Надо что-то делать. Так не может продолжаться. Я совсем одна на белом свете. «Мужчины нам не нужны!» — продолжала заявлять мама. «Это тебе не нужны, а мне нужны», — впервые в жизни подумала я наперекор матери. Робкие пробуждения смутных желаний давали о себе знать неизвестными доселе томлениями. Меня это пугало и раздражало. Я ведь ничего не знала. Общения со сверстниками я была лишена, телевизора не было, я даже не читала любовных романов.
На первую практику в институте нас послали в детский дом. Господи, когда я увидела этих затравленных детей, мое сердце дрогнуло. Они, точно так же как и я, сидели за закрытыми дверями, не имели никаких навыков в жизни, были так же трагически одиноки. Каждый из них был опален своей бедой. И этих несчастных собрали в одном месте и заставили вариться в одном котле. Я стала постоянным посетителем детского дома.
Я даже не заметила, как прикипела к трехлетнему мальчику по имени Боря. Он единственный, кто не бежал навстречу взрослым с криком «мама!». Он не хотел понравиться, произвести впечатление. Кажется, он уже ничего не хотел. Я почувствовала в нем родственную душу и стала его опекать, забирать на выходные, гулять и заниматься. Когда мы шли с ним по городу и его маленькая ладошка доверчиво покоилась в моей руке, мне было так хорошо. Какое счастье, я могу кого-то в этой жизни обогреть. Мама, почувствовав мое настроение, принялась за свое. «Давай возьмем девочку из детского дома и заживем себе дружной семьей», — повторяла она день за днем. И я написала объявление в газету: «Хочу взять сироту из детдома. Ищу мужчину, который хочет стать ребенку отцом, а мне мужем».

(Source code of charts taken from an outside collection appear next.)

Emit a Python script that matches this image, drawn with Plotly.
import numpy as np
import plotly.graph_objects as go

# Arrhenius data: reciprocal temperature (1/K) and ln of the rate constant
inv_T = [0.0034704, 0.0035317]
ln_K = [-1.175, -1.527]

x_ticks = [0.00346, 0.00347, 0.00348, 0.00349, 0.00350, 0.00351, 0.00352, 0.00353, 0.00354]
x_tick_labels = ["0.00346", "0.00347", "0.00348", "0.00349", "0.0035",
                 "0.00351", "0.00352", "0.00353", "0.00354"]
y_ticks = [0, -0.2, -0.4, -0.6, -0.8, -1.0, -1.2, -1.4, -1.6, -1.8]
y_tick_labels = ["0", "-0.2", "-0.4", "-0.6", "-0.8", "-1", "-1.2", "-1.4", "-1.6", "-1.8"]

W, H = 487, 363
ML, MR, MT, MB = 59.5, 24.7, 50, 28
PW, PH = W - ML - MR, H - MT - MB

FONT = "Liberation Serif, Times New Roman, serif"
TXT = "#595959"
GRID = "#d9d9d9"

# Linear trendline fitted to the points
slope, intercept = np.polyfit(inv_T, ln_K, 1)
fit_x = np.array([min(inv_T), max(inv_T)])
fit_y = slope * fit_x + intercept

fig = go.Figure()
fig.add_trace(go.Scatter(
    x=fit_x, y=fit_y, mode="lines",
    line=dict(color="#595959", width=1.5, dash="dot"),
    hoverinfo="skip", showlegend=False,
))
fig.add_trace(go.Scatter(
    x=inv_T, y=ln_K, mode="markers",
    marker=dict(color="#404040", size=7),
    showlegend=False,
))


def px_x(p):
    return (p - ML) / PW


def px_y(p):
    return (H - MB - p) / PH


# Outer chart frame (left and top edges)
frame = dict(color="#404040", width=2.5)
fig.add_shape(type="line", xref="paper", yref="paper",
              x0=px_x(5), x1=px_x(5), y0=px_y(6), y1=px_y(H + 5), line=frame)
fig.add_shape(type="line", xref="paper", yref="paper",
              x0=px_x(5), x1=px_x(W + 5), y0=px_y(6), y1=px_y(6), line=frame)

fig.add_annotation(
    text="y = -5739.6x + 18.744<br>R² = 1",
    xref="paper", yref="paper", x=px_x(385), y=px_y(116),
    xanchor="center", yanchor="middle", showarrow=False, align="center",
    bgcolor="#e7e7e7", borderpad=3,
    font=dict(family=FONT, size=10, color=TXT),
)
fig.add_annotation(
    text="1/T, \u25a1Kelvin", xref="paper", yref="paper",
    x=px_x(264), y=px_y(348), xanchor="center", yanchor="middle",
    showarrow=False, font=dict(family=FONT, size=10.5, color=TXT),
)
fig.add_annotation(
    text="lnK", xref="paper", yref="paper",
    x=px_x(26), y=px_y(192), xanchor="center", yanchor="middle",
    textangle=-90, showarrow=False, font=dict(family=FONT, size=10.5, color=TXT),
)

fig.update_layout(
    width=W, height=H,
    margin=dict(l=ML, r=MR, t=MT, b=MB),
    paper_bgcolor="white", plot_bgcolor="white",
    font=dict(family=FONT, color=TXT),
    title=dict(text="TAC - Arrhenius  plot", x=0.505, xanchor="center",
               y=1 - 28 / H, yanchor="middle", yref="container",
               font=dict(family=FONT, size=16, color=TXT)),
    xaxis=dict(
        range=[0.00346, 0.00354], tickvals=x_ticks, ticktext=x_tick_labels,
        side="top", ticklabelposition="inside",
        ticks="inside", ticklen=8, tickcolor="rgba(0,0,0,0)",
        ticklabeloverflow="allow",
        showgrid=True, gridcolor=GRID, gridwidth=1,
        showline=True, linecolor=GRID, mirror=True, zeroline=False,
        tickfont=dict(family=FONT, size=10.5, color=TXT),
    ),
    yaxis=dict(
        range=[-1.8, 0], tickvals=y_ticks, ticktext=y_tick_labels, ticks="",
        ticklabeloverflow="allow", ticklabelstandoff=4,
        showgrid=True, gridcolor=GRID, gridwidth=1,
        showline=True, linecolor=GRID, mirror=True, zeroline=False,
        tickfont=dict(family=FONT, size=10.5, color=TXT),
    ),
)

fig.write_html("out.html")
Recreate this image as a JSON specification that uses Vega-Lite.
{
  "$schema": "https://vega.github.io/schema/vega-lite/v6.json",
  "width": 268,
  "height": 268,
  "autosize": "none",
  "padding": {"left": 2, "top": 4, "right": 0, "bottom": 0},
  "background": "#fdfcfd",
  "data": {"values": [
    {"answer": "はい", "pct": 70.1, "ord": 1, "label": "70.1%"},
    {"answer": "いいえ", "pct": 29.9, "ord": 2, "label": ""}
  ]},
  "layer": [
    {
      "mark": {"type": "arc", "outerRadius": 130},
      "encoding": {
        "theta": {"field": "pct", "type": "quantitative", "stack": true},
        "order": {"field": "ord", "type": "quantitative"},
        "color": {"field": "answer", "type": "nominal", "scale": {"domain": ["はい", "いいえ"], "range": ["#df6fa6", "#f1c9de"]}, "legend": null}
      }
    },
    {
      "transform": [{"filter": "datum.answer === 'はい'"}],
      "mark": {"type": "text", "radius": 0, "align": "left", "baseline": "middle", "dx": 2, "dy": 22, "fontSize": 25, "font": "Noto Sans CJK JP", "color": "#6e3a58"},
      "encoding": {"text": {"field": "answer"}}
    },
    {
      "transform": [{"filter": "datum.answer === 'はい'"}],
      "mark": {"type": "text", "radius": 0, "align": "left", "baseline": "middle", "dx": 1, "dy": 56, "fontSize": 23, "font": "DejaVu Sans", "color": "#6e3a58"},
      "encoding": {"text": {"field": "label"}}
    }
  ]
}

На меня обрушился шквал писем. Полстраны хотели создать семью с закомлексованной несчастной девочкой. Респонденты тоже были «неликвидные»: старички, импотенты, извращенцы. Среди всех писем я выбрала одно: «Мне 45 лет, я сирота, вырос в детдоме. Мне очень нравится ваша идея взять ребенка. Если вы можете полюбить чужого ребенка — у вас очень доброе сердце. Я люблю вас уже сейчас». Письмо пришло 31 декабря — под самый Новый год. Это знак! Это Судьба! Я ликовала. Я уже знала, что с нового года у меня начнется новая жизнь.